From Chaos to Consistency: A Scalable Design System

My Role
UI UX Designer
Timeline
4 Months
Understanding the Challenge
After diving deep into the issue, I identified two major pain points:
Overwhelming & Unstructured Component Variants
The design system had excessive and disorganized variants for individual components, leading to performance issues and significantly slowing down the design and iteration process.
Inefficient Workflow Due to Scattered Styles
With no centralized themes and styles spread across multiple variables, creating user flows was time-consuming and lacked coherence, making it difficult to move quickly and maintain consistency.
Designers spent excessive time identifying the right components, assembling screens, and then prototyping, which slowed down the overall design workflow.
We analysed and defined the approach to be like below:
- • Foundations: Color & token system
- • Identifying & listing components
- • Building
- • Testing
- • Optimisation

Structuring the Backbone of
Our Design System
After multiple brainstorming sessions, we structured the token collections to not only support both light and dark themes but also accommodate various states like error, warning, success, and neutral—ensuring scalability and clarity across the system.
We also brainstormed regarding the structure of a token system, which better suits our needs.
Brief about the process
After this we collected and listed the components and created optimised versions of components, avoiding unnecessary variants. Some components were so complicated and were having so many children, we had to test it thoroughly.
We completed the process of creating the components after finishing the token system.

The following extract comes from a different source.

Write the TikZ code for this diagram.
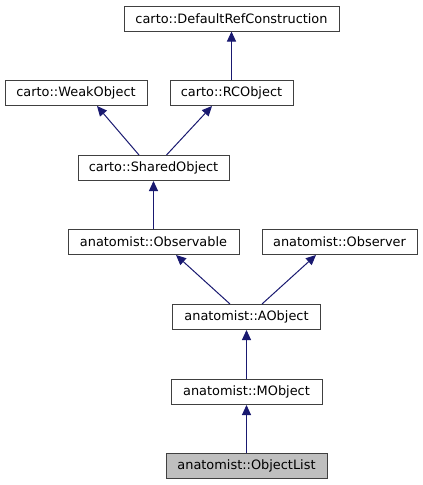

Iterative Improvements Along the Flow
When we were building things and testing, we were creating components which can change themes, when the collection mode was changed. so sometime, the tokens were getting overidden by parent frame tokens and mode. So testing them hand to hand and fixing things in the component as well as the token system was an iterative process.
I led the development and upkeep of the component and token systems.
Doing the cleanup
Once the new system reached a stable state, we planned its rollout in the next version of the application—migrating flow by flow and systematically phasing out the old components.
During this process, we discovered that some components were robust enough to handle more use cases than initially intended, while others fell short. This led us to continuously refine and enhance components to ensure comprehensive coverage across all scenarios.




So, What did we achieve ?
We built a robust design system that accelerated the design process by 33%. The team became significantly more efficient, enabling faster delivery of user flows and the design of new screens. Throughout this journey, I gained valuable experience in strategically planning component and flow rollouts. The intensive use of Figma variables also helped me develop a strong command over them, deepening my expertise in design tooling.